Each cluster centroid’s position and centroid’s distance to the boat were also calculated in each image. From the clusters’ tracks, supplementary metrics were computed: the mean location of clusters’ centroids, their location at the beginning and at the end of the track (referred to as “starting point” and “ending point”), the duration or “lifetime” of clusters deduced from track length (presence during n successive images; Fig. 2) and time step between images, and the number of synchronous clusters found in each image. The distance between synchronous clusters’ centroids was calculated on 1495 images separated by more than 6 min (quantile 0.75 of clusters’ duration) to minimize autocorrelation. Distances between synchronous clusters correspond to the edges’ lengths of a Delaunay triangulation on clusters’ centroids in the same image. The inter-clusters distances’ distribution was obtained from 6 919 edges lengths.

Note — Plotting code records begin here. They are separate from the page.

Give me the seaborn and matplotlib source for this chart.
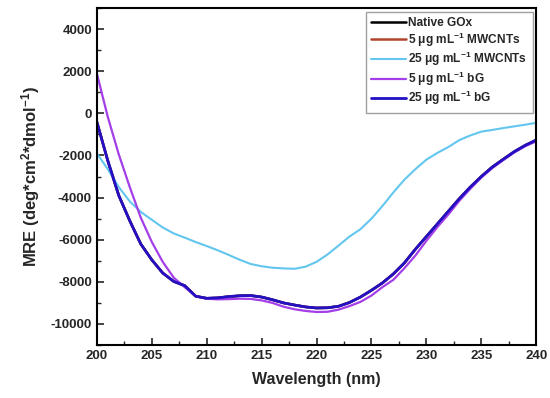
import numpy as np
import pandas as pd
import matplotlib
matplotlib.use("Agg")
import matplotlib.pyplot as plt
import seaborn as sns
from matplotlib.ticker import MultipleLocator

# wavelength grid (nm) and MRE values
wavelength = list(range(200, 241))

bg_25 = [-400, -2250, -3900, -5100, -6200, -6950, -7580, -7980, -8180, -8680,
         -8780, -8760, -8700, -8660, -8650, -8720, -8850, -9000, -9100, -9190,
         -9240, -9230, -9160, -8980, -8720, -8400, -8050, -7620, -7100, -6450,
         -5850, -5250, -4650, -4050, -3500, -3000, -2550, -2180, -1820, -1520,
         -1270]
bg_5 = [1900, -170, -1950, -3500, -4950, -6100, -7050, -7800, -8250, -8680,
        -8800, -8830, -8820, -8800, -8810, -8880, -9000, -9180, -9300, -9380,
        -9430, -9420, -9320, -9150, -8950, -8650, -8250, -7900, -7350, -6750,
        -6050, -5400, -4800, -4150, -3580, -3050, -2600, -2220, -1860, -1560,
        -1330]
mwcnt_25 = [-1900, -2650, -3500, -4180, -4680, -5050, -5420, -5700, -5900, -6110,
            -6300, -6500, -6720, -6950, -7150, -7260, -7330, -7360, -7380, -7280,
            -7050, -6700, -6280, -5850, -5500, -5000, -4400, -3750, -3150, -2650,
            -2200, -1880, -1600, -1270, -1050, -870, -790, -700, -620, -540,
            -450]
# native and 5 ug/mL MWCNTs lie under the 25 ug/mL bG trace
native = list(bg_25)
mwcnt_5 = list(bg_25)

labels = ["Native GOx",
          "5 μg mL$^{-1}$ MWCNTs",
          "25 μg mL$^{-1}$ MWCNTs",
          "5 μg mL$^{-1}$ bG",
          "25 μg mL$^{-1}$ bG"]
series = [native, mwcnt_5, mwcnt_25, bg_5, bg_25]
colors = ["#000000", "#b0452c", "#63c6ef", "#a43ee8", "#2410c4"]
widths = [1.8, 1.8, 1.5, 1.6, 2.0]

rows = []
for lab, vals in zip(labels, series):
    for w, v in zip(wavelength, vals):
        rows.append({"wl": w, "mre": v, "sample": lab})
df = pd.DataFrame(rows)

sns.set_style("ticks")
plt.rcParams["font.family"] = ["Liberation Sans", "DejaVu Sans"]
plt.rcParams["font.weight"] = "bold"
plt.rcParams["mathtext.fontset"] = "custom"
plt.rcParams["mathtext.rm"] = "Liberation Sans:bold"
plt.rcParams["mathtext.default"] = "rm"
plt.rcParams["axes.unicode_minus"] = False

fig = plt.figure(figsize=(5.5, 3.98), dpi=100)
ax = fig.add_axes([0.176, 0.133, 0.799, 0.847])

sns.lineplot(data=df, x="wl", y="mre", hue="sample", hue_order=labels,
             palette=colors, ax=ax, legend=True)
for line, lw in zip(ax.lines, widths):
    line.set_linewidth(lw)

ax.set_xlim(200, 240)
ax.set_ylim(-11000, 5000)
ax.xaxis.set_major_locator(MultipleLocator(5))
ax.xaxis.set_minor_locator(MultipleLocator(2.5))
ax.yaxis.set_major_locator(MultipleLocator(2000))
ax.yaxis.set_minor_locator(MultipleLocator(1000))
ax.set_yticks(range(-10000, 4001, 2000))
ax.tick_params(which="major", direction="in", length=5, width=1.2, labelsize=9.5)
ax.tick_params(which="minor", direction="in", length=3, width=1.0)
for lab in ax.get_xticklabels() + ax.get_yticklabels():
    lab.set_fontweight("bold")
for sp in ax.spines.values():
    sp.set_linewidth(1.5)
    sp.set_color("black")

ax.set_xlabel("Wavelength (nm)", fontsize=11.5, fontweight="bold", labelpad=7)
ax.set_ylabel("MRE (deg*cm$^{2}$*dmol$^{-1}$)", fontsize=12, fontweight="bold",
              labelpad=6)

leg = ax.legend(loc="upper right", fontsize=8.6, frameon=True, fancybox=False,
                handlelength=2.9, borderaxespad=0.3, labelspacing=0.12,
                handletextpad=0.2, borderpad=0.45)
leg.get_frame().set_edgecolor("#888888")
leg.get_frame().set_linewidth(1.0)
for h, lw in zip(leg.get_lines(), widths):
    h.set_linewidth(lw)
for t in leg.get_texts():
    t.set_fontweight("bold")

fig.savefig("out.png", dpi=100)
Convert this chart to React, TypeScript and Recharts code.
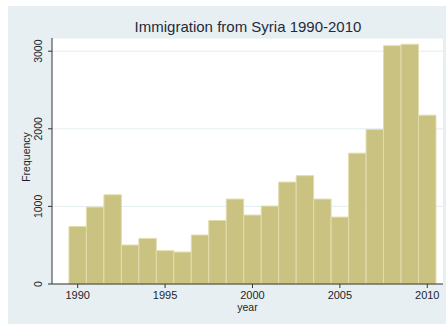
import React from 'react';
import { BarChart, Bar, XAxis, YAxis, CartesianGrid } from 'recharts';

const years = [1990, 1991, 1992, 1993, 1994, 1995, 1996, 1997, 1998, 1999, 2000, 2001, 2002, 2003, 2004, 2005, 2006, 2007, 2008, 2009, 2010];
const frequency = [741, 991, 1149, 502, 587, 429, 412, 631, 819, 1094, 888, 1004, 1313, 1396, 1094, 862, 1686, 1990, 3071, 3089, 2175];
const xTicks = [1990, 1995, 2000, 2005, 2010];
const yTicks = [0, 1000, 2000, 3000];

const data = years.map((y, i) => ({ year: y, freq: frequency[i] }));

const FONT = 'Liberation Sans, Arial, sans-serif';

const YTick = (props: any) => {
  const { x, y, payload } = props;
  return (
    <text
      x={0}
      y={0}
      transform={`translate(${x - 4.5},${y}) rotate(-90)`}
      textAnchor="middle"
      fontSize={10.5}
      fill="#1a1f2b"
      fontFamily={FONT}
    >
      {payload.value}
    </text>
  );
};

const YLabel = (props: any) => {
  const { viewBox } = props;
  const cx = viewBox.x + 21.5;
  const cy = viewBox.y + viewBox.height / 2 - 4;
  return (
    <text
      x={0}
      y={0}
      transform={`translate(${cx},${cy}) rotate(-90)`}
      textAnchor="middle"
      fontSize={10.5}
      fill="#1a1f2b"
      fontFamily={FONT}
    >
      Frequency
    </text>
  );
};

export default function App() {
  return (
    <div style={{ position: 'absolute', left: 8, top: 6, width: 438, height: 318, background: '#e8eff2' }}>
      <div
        style={{
          position: 'absolute',
          left: 0,
          width: 480,
          top: 12,
          textAlign: 'center',
          fontFamily: FONT,
          fontSize: 15,
          color: '#1e2b3a',
          lineHeight: '18px',
        }}
      >
        Immigration from Syria 1990-2010
      </div>
      <BarChart
        width={438}
        height={318}
        data={data}
        margin={{ top: 32, right: 3, left: 0, bottom: 0 }}
        barCategoryGap={0}
      >
        <CartesianGrid vertical={false} stroke="#e4edf0" fill="#ffffff" />
        <XAxis
          dataKey="year"
          type="number"
          domain={[1988.53, 2010.9]}
          allowDataOverflow
          ticks={xTicks}
          height={40}
          stroke="#333"
          tickSize={4}
          tick={{ fontSize: 11, fill: '#1a1f2b', fontFamily: FONT, dy: 1 }}
          label={{ value: 'year', position: 'insideTop', offset: 20, fontSize: 10.5, fill: '#1a1f2b', fontFamily: FONT }}
        />
        <YAxis
          domain={[0, 3170]}
          ticks={yTicks}
          width={44}
          stroke="#333"
          tickSize={4}
          tick={<YTick />}
          label={<YLabel />}
        />
        <Bar dataKey="freq" fill="#c9c280" stroke="#e2dcae" strokeWidth={1} barSize={17.45} isAnimationActive={false} />
      </BarChart>
    </div>
  );
}
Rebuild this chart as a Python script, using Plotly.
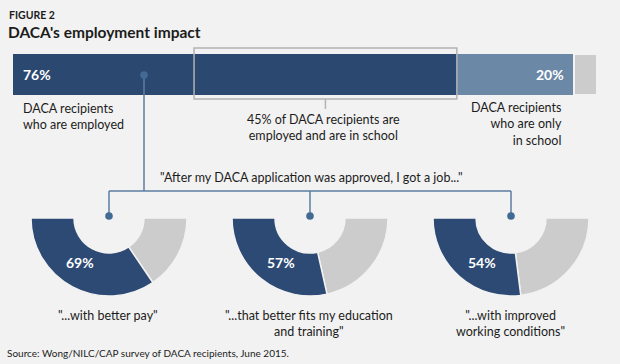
import plotly.graph_objects as go

W, H = 620, 364
BG = "#f2f2f2"
FONT = "Lato"
TXT = "#1c1c1c"
LINE = "#5b7ea3"

# ---- data ----
bar_names = ["Employed", "Only in school", "Other"]
bar_values = [76, 20, 4]
both_value = 45
bar_colors = ["#2b4871", "#6b88a7", "#cccccc"]

donut_values = [69, 57, 54]
donut_labels = [
    '"...with better pay"',
    '"...that better fits my education<br>and training"',
    '"...with improved<br>working conditions"',
]
donut_dark = "#2c4a74"
donut_gray = "#cccccc"


def px(x):
    return x / W


def py(y):
    return 1 - y / H


fig = go.Figure()

# stacked bar
for name, v, c in zip(bar_names, bar_values, bar_colors):
    fig.add_trace(go.Bar(
        x=[v], y=["DACA"], orientation="h", name=name,
        marker=dict(color=c, line=dict(color=BG, width=2 if name == "Other" else 0)),
        hoverinfo="skip", showlegend=False,
    ))

# donuts (bottom half rings): clockwise from 3 o'clock: rest, share, hidden top half
centers = [109, 310, 511]
R = 78
CY = 218
for cx, v in zip(centers, donut_values):
    fig.add_trace(go.Pie(
        values=[100 - v, v, 100], sort=False, direction="clockwise",
        rotation=90, hole=35 / 78,
        marker=dict(colors=[donut_gray, donut_dark, "rgba(0,0,0,0)"],
                    line=dict(color=[BG, BG, "rgba(0,0,0,0)"], width=[1.5, 1.5, 0])),
        textinfo="none", hoverinfo="skip", showlegend=False,
        domain=dict(x=[px(cx - R), px(cx + R)], y=[py(CY + R), py(CY - R)]),
    ))

shapes = []
# 45% box
box_x0 = bar_values[0] - both_value
box_x1 = bar_values[0]
shapes.append(dict(type="rect", xref="x", yref="paper", x0=box_x0, x1=box_x1,
                   y0=py(99), y1=py(48), line=dict(color="#b3b3b3", width=1.5),
                   fillcolor="rgba(0,0,0,0)", layer="above"))
mid = (box_x0 + box_x1) / 2
shapes.append(dict(type="line", xref="x", yref="paper", x0=mid, x1=mid,
                   y0=py(99), y1=py(109), line=dict(color="#b3b3b3", width=1.5)))


def pline(x0, y0, x1, y1):
    shapes.append(dict(type="line", xref="paper", yref="paper", x0=px(x0), x1=px(x1),
                       y0=py(y0), y1=py(y1), line=dict(color=LINE, width=1.5), layer="above"))


def dot(x, y, r=3.8):
    shapes.append(dict(type="circle", xref="paper", yref="paper", x0=px(x - r), x1=px(x + r),
                       y0=py(y + r), y1=py(y - r), line=dict(width=0), fillcolor="#436a93",
                       layer="above"))


pline(144, 75, 144, 191)
pline(109, 191, 511, 191)
for cx in centers:
    pline(cx, 191, cx, 216)
    dot(cx, 216)
dot(144, 75)

ann = []


def text(x, y, s, size=12.5, color=TXT, bold=False, xanchor="center", align="center", yanchor="middle"):
    ann.append(dict(x=px(x), y=py(y), xref="paper", yref="paper", text=s, showarrow=False,
                    xanchor=xanchor, yanchor=yanchor, align=align,
                    font=dict(family=FONT, size=size, color=color, weight="bold" if bold else "normal")))


text(7, 15, "F I G U R E  2".replace(" ", "\u200a") if False else "FIGURE 2", size=10.5, bold=True, xanchor="left")
text(6, 32, "DACA's employment impact", size=15.5, bold=True, xanchor="left")
text(21, 75, f"{bar_values[0]}%", size=14, color="white", bold=True, xanchor="left")
text(566, 75, f"{bar_values[1]}%", size=14, color="white", bold=True, xanchor="right")
text(21, 116.5, "DACA recipients<br>who are employed", xanchor="left", align="left")
text(323, 127, f"{both_value}% of DACA recipients are<br>employed and are in school")
text(564, 124, "DACA recipients<br>who are only<br>in school", xanchor="right", align="right")
text(311, 177, '"After my DACA application was approved, I got a job..."')
for cx, v, lab in zip(centers, donut_values, donut_labels):
    text(cx - 29, 262, f"{v}%", size=14, color="white", bold=True)
    text(cx - 1, 306, lab, yanchor="top")
text(5, 353, "Source: Wong/NILC/CAP survey of DACA recipients, June 2015.", size=10, xanchor="left")

fig.update_layout(
    width=W, height=H, margin=dict(l=0, r=0, t=0, b=0),
    paper_bgcolor=BG, plot_bgcolor="rgba(0,0,0,0)",
    barmode="stack", bargap=0,
    xaxis=dict(domain=[px(13), px(597)], range=[0, 100], visible=False, fixedrange=True),
    yaxis=dict(domain=[py(95), py(54)], visible=False, fixedrange=True),
    shapes=shapes, annotations=ann, showlegend=False,
)

fig.write_html("out.html", config={"displayModeBar": False},
               post_script="document.body.style.margin='0';document.body.style.background='%s';" % BG)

Structural metrics were averaged along each cluster tracks. The equivalent diameter of a cluster was deduced from its area, using the equation: \(Equivalent\,Diameter=2\times \sqrt{Area/pi}\). The number of echoes composing the cluster was saved as well. From positions (latitude, longitude) of seabird-echoes in each cluster, we deduced the maximum distance between two echoes within the same cluster (referred to as the “maximum extent” of a cluster), the mean distance between echoes of a cluster, and the coefficient of variation of these metrics (standard deviation/mean).

As the sequence of images was not regular in time and could be empty for minutes or days, we defined different sequences in the dataset as groups of images being separated by more than 1 min 30 s. This threshold corresponds to the maximum gap closing used in the tracking procedure of clusters. Consequently, clusters’ tracks beginning in the first image of a sequence, or ending in the last image of a sequence, were potentially artificially truncated. Structural and temporal clusters’ metrics were therefore computed only using clusters that were not artificially truncated, whereas all the clusters contributed to the estimate of the number of clusters per image.